Me on the left, with my dad and my older brother.

I have been fighting right from birth.

My family was living in Houston, Texas, when my mum was hit by a drunk driver on Christmas Day, 1982. She ended up in a coma and gave birth to me prematurely. I started life fighting in an incubator for 6 months -- after that, my dad had to take me and my other brother to Nigeria because he couldn't afford childcare in the US.

In Nigeria, I started college at the age of 15. While in college, I started community work and advocacy. I represented Nigeria at various youth forums such as the EDC Youth Employment Summit and TakingITGlobal, where I worked to create sustainable economic opportunities for low-income and disadvantaged youths.


Me (in the middle with the blue jeans) and my siblings and cousins posing for a picture together in Lagos, Nigeria.

After college, I worked in finance helping small businesses, middle- and low-income people with financial resources and solutions. Around 2008, I came back home to Houston, Texas, where I became a HUD-certified financial counselor working with the Obama Housing Affordability Program. This was an exciting opportunity helping homeowners keep their homes and keeping it affordable.

In 2010, I came out about my sexuality to my family. I was pushed out, and it led to me going into depression. I moved to Chicago in 2011 with a job offer hoping for an opportunity to have a new beginning. However, a couple of days before starting, I became a victim of the great recession and the company went under.

I was in an unfamiliar city, and I ended up unhoused. If things could not get any worse, I fell ill and became hospitalized, where I was diagnosed with AIDS.

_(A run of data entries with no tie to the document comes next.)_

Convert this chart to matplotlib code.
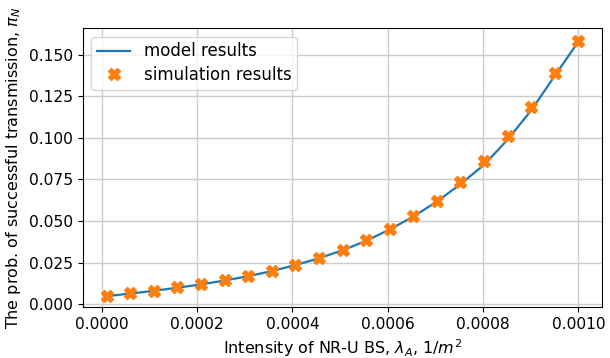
import numpy as np
import matplotlib.pyplot as plt

# BS intensity, 1/m^2
lam = [0.00001, 0.0000595, 0.000109, 0.0001585, 0.000208, 0.0002575, 0.000307,
       0.0003565, 0.000406, 0.0004555, 0.000505, 0.0005545, 0.000604, 0.0006535,
       0.000703, 0.0007525, 0.000802, 0.0008515, 0.000901, 0.0009505, 0.001]

# analytical model
p_model = [0.0048, 0.0064, 0.0080, 0.0099, 0.0119, 0.0142, 0.0168, 0.0199,
           0.0235, 0.0276, 0.0324, 0.0381, 0.0449, 0.0527, 0.0617, 0.0722,
           0.0838, 0.0990, 0.1166, 0.1374, 0.1580]

# simulation
p_sim = [0.0048, 0.0065, 0.0081, 0.0101, 0.0119, 0.0145, 0.0169, 0.0202,
         0.0238, 0.0278, 0.0328, 0.0385, 0.0453, 0.0531, 0.0623, 0.0733,
         0.0858, 0.1010, 0.1184, 0.1390, 0.1582]

plt.rcParams['font.size'] = 11.2

fig, ax = plt.subplots(figsize=(6.1, 3.58), dpi=100)
fig.subplots_adjust(left=0.136, right=0.987, top=0.921, bottom=0.142)

ax.plot(lam, p_model, '-', color='C0', linewidth=1.6, label='model results')
ax.plot(lam, p_sim, 'X', color='C1', markersize=8, linestyle='none',
        label='simulation results')

ax.set_ylim(-0.0018, 0.1659)
ax.set_yticks(np.arange(0, 0.151, 0.025))
ax.grid(True, color='#cccccc', linewidth=1)
ax.set_axisbelow(True)

ax.set_xlabel(r'Intensity of NR-U BS, $\lambda_A$, $1/m^2$', fontsize=11.5)
ax.set_ylabel(r'The prob. of successful transmission, $\pi_N$', fontsize=11.5)
ax.legend(loc='upper left', numpoints=1, fontsize=12,
          labelspacing=0.35, borderpad=0.35)

fig.savefig('out.png', dpi=100)
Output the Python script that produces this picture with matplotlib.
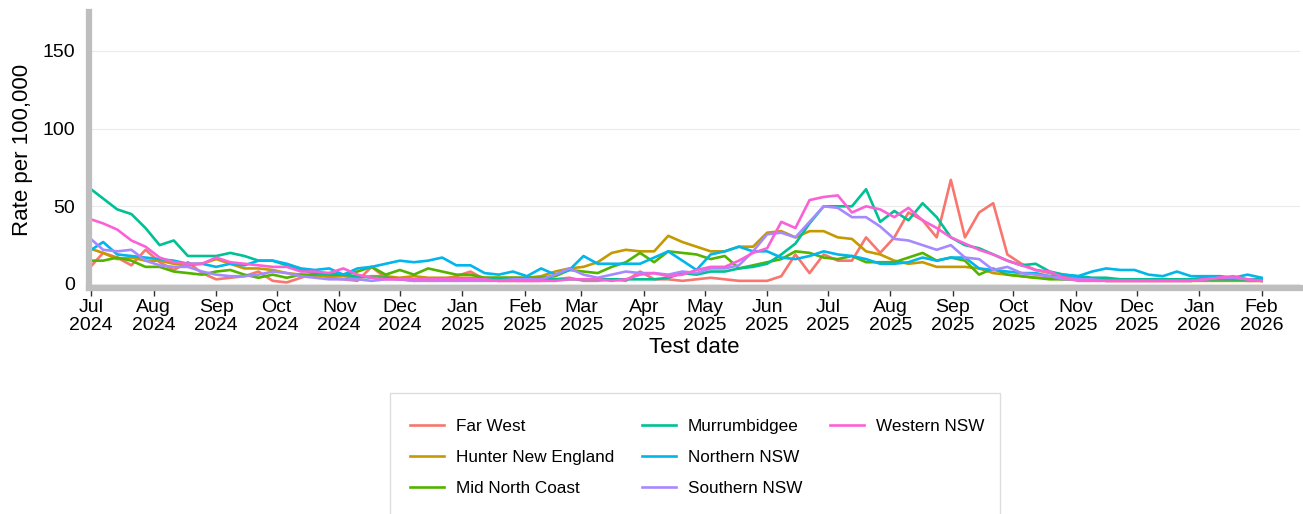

Getting the social, health, economic, and mental services I needed was not easy. I had to challenge the status quo of ideologies and policies that were in place. I fought for my survival and brought about changes so that nobody has to go through what I went through ever again. I was able to pull through thanks to the help of healthcare workers, transit workers, and the public library.

Thankfully, a Good Samaritan offered me a place and created an avenue for me to come out of that experience. I got a job as a flight attendant, and that has been my job since.

When I moved to Seattle, I lived in the 37th district, from day 1. This is my home where I live and breathe. Most especially, it is where I have been doing my community work.

I have done advocacy projects and worked on policy on both a global and local scale. I believe that we can think globally and implement locally.